Exercise —
Skipping all pictures, set down the lines of the listing from the first through the one with "plt.rcParams['font.family'] = ['Liberation".
* BEGIN Source data *
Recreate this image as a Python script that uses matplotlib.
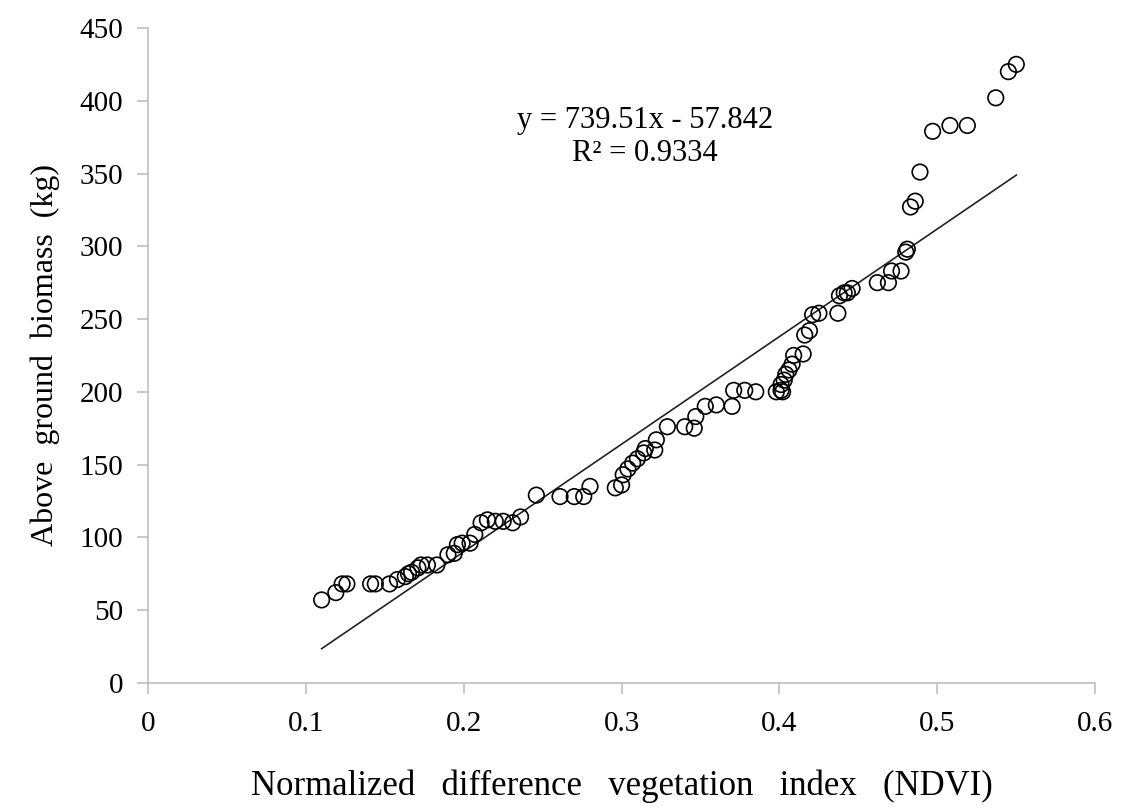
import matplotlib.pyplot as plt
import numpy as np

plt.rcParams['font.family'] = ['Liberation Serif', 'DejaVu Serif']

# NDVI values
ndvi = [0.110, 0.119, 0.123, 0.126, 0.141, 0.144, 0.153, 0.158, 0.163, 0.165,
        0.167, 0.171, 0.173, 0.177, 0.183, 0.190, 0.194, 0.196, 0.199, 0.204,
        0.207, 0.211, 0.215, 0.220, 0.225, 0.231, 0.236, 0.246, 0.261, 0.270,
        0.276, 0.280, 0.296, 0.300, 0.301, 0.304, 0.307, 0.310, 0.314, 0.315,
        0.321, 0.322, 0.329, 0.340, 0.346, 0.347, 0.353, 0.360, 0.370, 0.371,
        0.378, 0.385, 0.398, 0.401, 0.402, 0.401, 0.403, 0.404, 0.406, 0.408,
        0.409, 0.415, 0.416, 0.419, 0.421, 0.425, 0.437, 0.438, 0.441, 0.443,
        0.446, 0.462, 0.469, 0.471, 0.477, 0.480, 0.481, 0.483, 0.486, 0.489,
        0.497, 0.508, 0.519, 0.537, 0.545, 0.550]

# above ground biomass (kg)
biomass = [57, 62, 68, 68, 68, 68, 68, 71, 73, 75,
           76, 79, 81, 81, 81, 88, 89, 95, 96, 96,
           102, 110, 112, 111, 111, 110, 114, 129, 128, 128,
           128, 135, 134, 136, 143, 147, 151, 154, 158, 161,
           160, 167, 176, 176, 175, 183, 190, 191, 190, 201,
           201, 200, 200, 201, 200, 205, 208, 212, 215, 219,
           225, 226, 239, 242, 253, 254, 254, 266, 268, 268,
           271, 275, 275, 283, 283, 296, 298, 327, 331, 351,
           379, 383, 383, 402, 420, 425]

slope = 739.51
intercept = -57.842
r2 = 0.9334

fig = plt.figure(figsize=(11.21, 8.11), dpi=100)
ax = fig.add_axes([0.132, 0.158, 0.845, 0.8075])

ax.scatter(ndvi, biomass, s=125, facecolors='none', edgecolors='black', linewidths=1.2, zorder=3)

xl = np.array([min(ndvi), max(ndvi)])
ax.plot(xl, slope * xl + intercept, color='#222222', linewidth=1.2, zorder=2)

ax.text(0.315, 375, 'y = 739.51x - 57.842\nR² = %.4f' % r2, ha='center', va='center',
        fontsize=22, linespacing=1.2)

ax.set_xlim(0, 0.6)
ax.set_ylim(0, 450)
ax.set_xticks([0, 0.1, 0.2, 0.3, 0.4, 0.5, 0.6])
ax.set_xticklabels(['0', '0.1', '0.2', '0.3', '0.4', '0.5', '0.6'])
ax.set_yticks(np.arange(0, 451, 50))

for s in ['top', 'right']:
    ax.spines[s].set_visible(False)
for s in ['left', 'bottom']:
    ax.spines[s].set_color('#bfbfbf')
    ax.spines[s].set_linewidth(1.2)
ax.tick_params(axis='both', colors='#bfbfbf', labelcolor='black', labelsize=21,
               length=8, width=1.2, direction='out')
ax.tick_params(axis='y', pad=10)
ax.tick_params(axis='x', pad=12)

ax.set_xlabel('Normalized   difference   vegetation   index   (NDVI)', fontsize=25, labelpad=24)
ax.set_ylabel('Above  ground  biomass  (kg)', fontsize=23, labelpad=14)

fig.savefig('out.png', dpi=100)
* END Source data *
Solution for this problem —
Recreate this image as a Python script that uses matplotlib.
import matplotlib.pyplot as plt
import numpy as np

plt.rcParams['font.family'] = ['Liberation Serif', 'DejaVu Serif']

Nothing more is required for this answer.